Batman Filminin Robini: Chris O’Donnell
Kadronun başında Matt Damon’un takvimindeki aksaklıklar yerine onun yerini alan Batman serisinin son iki bölümünün Robin’i olarak tanınan Chris O’Donnell var. O’Donnell dışında her ne kadar bir yıldız olmasa gişesi yüksek yapımlarda gördüğümüz Bill Paxton, End Of Days’ten hatırlayacağınız Robin Tunney ve Silence Of The Lambs’ten Scott Glenn var. Kadroda bir de güzel ve de hoş bir Polonyalı olan Campbell’ın yönettiği Goldeneye’da rol almış olan Izabella Scorupco var.
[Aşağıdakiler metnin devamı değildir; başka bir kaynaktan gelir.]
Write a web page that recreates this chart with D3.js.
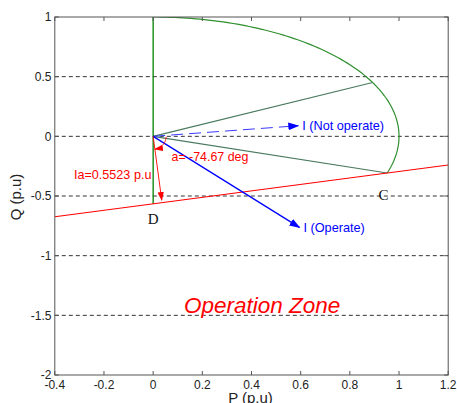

Filmde Martin Campbell‘ın yukarıda adından bahsettiğimiz önceki filmlerinde ki başarıyı yakalayamadığı görülüyor. Bunda kadroda filme seyirci çekecek bir ismin olmamasının rolü büyük; fakat film fragmanda söz verdiği gibi bol aksiyon, gerilim ve heyecan barındırmıyor, daha doğrusu gerçekten heyecan yaratan hemen hemen hiçbir sekans yok. Bir sekans başladıktan birkaç saniye sonra neler olacağını rahatça tahmin ediyorsunuz. İşte burada da senaryonun zayıflığı ortaya çıkıyor.
Filmin 100 milyon $’lık Dikey Limit ( Vertical Limit )
Hollywood uzun zamandır özgün ve yaratıcı bir aksiyon-gerilim üretemiyor. Sadece basit bir senaryoya sahip, herşeyiyle abartılı bir reklam yapılan ve gişede de bütçesini çıkartan ve çabuk unutulan filmlere imza atıyor ki bu filmlerin çoğu ya yapılan inanılmaz promosyonla ya da başrol oyuncusunun adıyla seyirci topluyor. İşte son örnekler; Mission:Impossible 2, Gone In 60 Seconds, End Of Days, Shaft, The 13th Warrior, The Bone Collector ve daha birçok film. Yazının Vertical Limit eleştirisinden çok Hollywood eleştirisine döndüğünün farkına varıyor ve filme dönüyorum. Filmin 100 milyon $’a mal olduğu söyleniyor. Pek 100 milyon $’lık bir film olmadığını belirtmeliyim.
Oyuncular her ne kadar iyi niyetli olsalar da hiçbiri filmi kurtarmaya yetecek bir performans sergileyemiyor. Aralarında benim en çok hoşuma gidenler iki kardeş oldu. Film onlar olmasa çekilmez olurdu diyebilirim. Bir de Izabella Scorupco, şahsen onu daha iyi bir filmde ve daha iyi bir rolde görmeyi isterim. Matt Damon, O’Donnell’ın oynadığı rolü bırakmasaymış daha iyi olurmuş diye düşünüyorum; fakat Matt Damon‘ı daha önce bir aksiyon filminde seyretmediğim ve de bildiğim kadarıyla aksiyon filmi çevirmediği için pek yorum yapamayacağım.
Dikey Limit Konusu
Yönetmen Martin Campbell’da ondan bekleneni veremiyor. Şu ana kadar filmlerinde pek sıkılmadığım Campbell’ın zaman zaman ve bolca sıkıldığım ilk filmi diyebilirim. Ayrıca Pakistan ordusunun işe karıştırılmasının sebebini de tamamen anladığım söylenemez. Tabii film bizde henüz gösterime girmeyen; fakat yurtdışından dvdsini alabileceğiniz John Travolta’nın başrolde olduğu ”Battlefield Earth” gibi tarihte kaydedilmiş 200.000 küsur film arasında en kötü 100 filmden biri diye gösterilecek kadar da kötü değil. Filmin iyi yönlerinin başında David Tattersall’ın görüntüleri geliyor, karlı dağlar her ne kadar bolca görsel efektte olsalar hoşlar. Ayrıca iki kardeşin olduğu sahneler de oldukça eğlenceliler. Müziklerde fena değiller. Kıyafetlerde hayli enerjikler. Görsel efektler de oldukça iyiler; fakat bazı yerlerde yeterince iyi değiller.
Sonuç olarak açılış sekansı hariç neredeyse tamamı bembeyaz ve soğuk bir atmosfer içinde geçen film, fragmanında ve reklamlarında belirttiği gibi nefes tutulacak, bol bol adrenalininizi tepeye vurdurtan bir film değil; ama ”ben ne olursa olsun heyecan istiyorum” diyenler için pek ahım şahım olmasa da izlerken pek sıkılacakları bir film değil. Bir de filmi imkanınız varsa görüntü ve ses sistemi iyi olan bir yerde izleyin. Yoksa heyecan hayal olur.